Sadly, the images of people in the streets wearing masks as they go about their daily business in air that’s thick, smog that lingers or in cities where particles are clogging lungs, have failed to convince us that there is a serious issue.

What’s even more worrying is a deliberate attempt to undermine and roll back the progress that a host of governments and a raft of environmental agencies have put in place to try and stem this global crisis. There are still naysayers and US President Donald Trump is in their ranks — who believe that our industrial and societal advances have little or no effect on our natural climate and its air quality. Indeed, Trump himself is determined to eradicate the work of the US Environmental Protection Agency and its programmes. The reality too is that Americans do not know how good they have it. Fully 92 per cent of the world’s population lives in areas where fine-particulate levels exceed those of WHO’s guidelines. The misery is concentrated: Half of air pollution’s death toll was in China and India alone.

In western Europe, cities are taking up the challenge, the city councils in London, Madrid and Berlin are looking at introducing bans on diesel vehicles by 2020. That’s a radical step, yet it shows that there are environmentalists and representatives who consider the quality of the air their people breathe to be of paramount importance.

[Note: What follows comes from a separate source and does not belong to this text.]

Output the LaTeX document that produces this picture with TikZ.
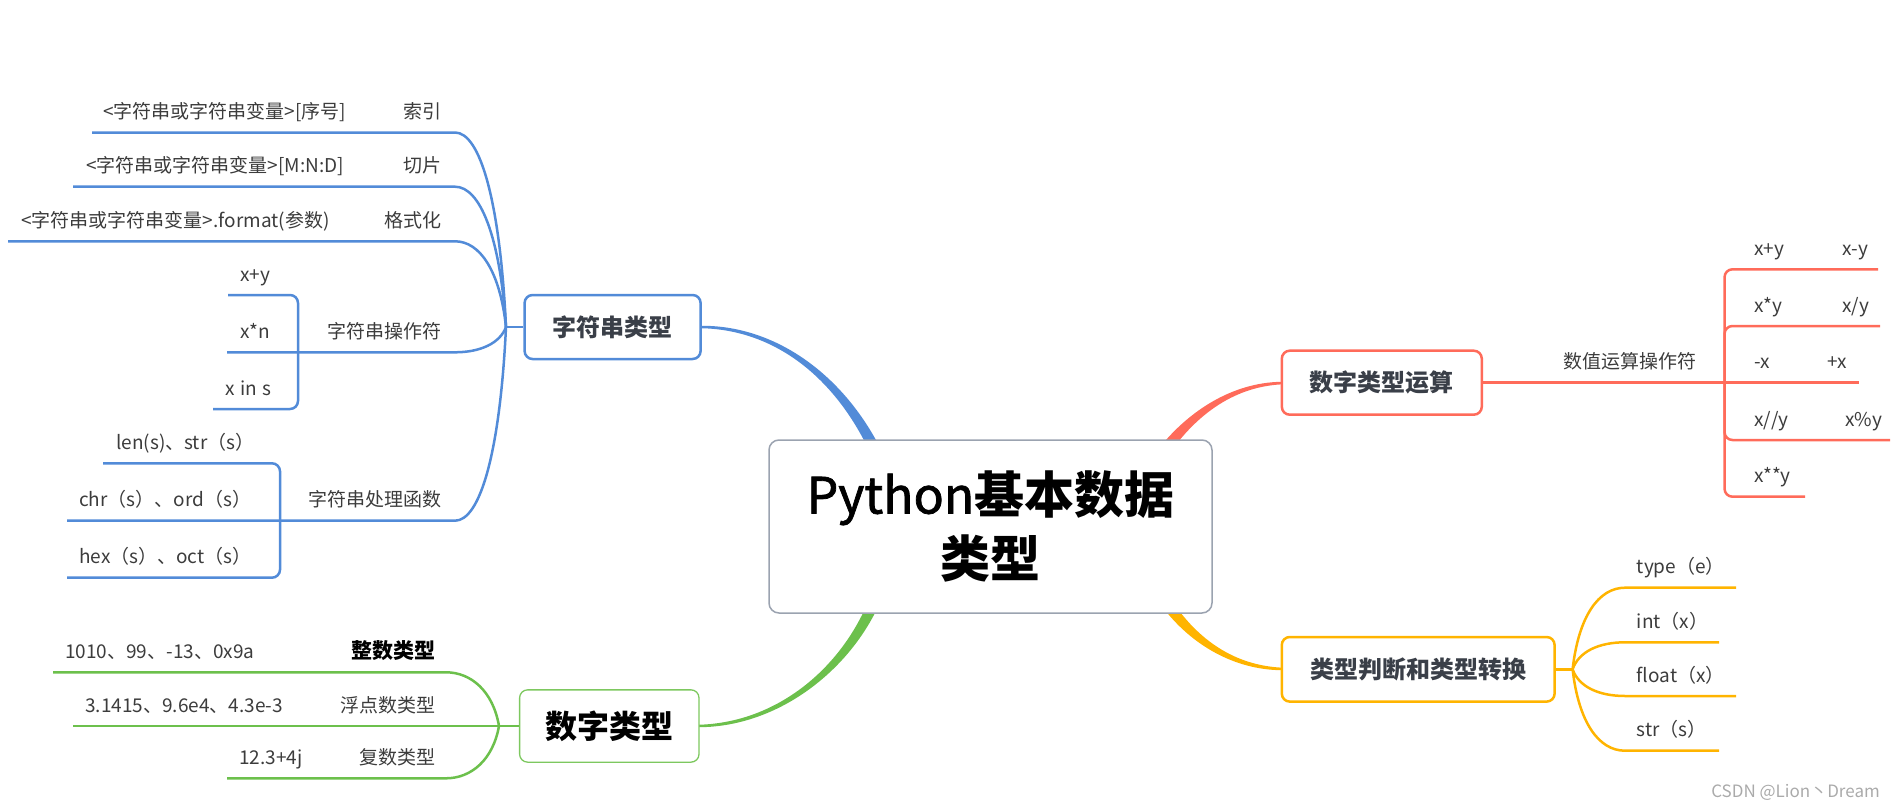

There is no easy or quick fix — and nothing can ever replace the loss of so many young lives who have needlessly died because of our collective industrialisation when profits were placed over pollution’s effects. But international treaties and the climate change accord reached in Paris last year do go a long way in ensuring that things will improve — over time.

For the accords to work, every nation must commit and play its part. That’s a long-term commitment: Longer than the single term of one US president.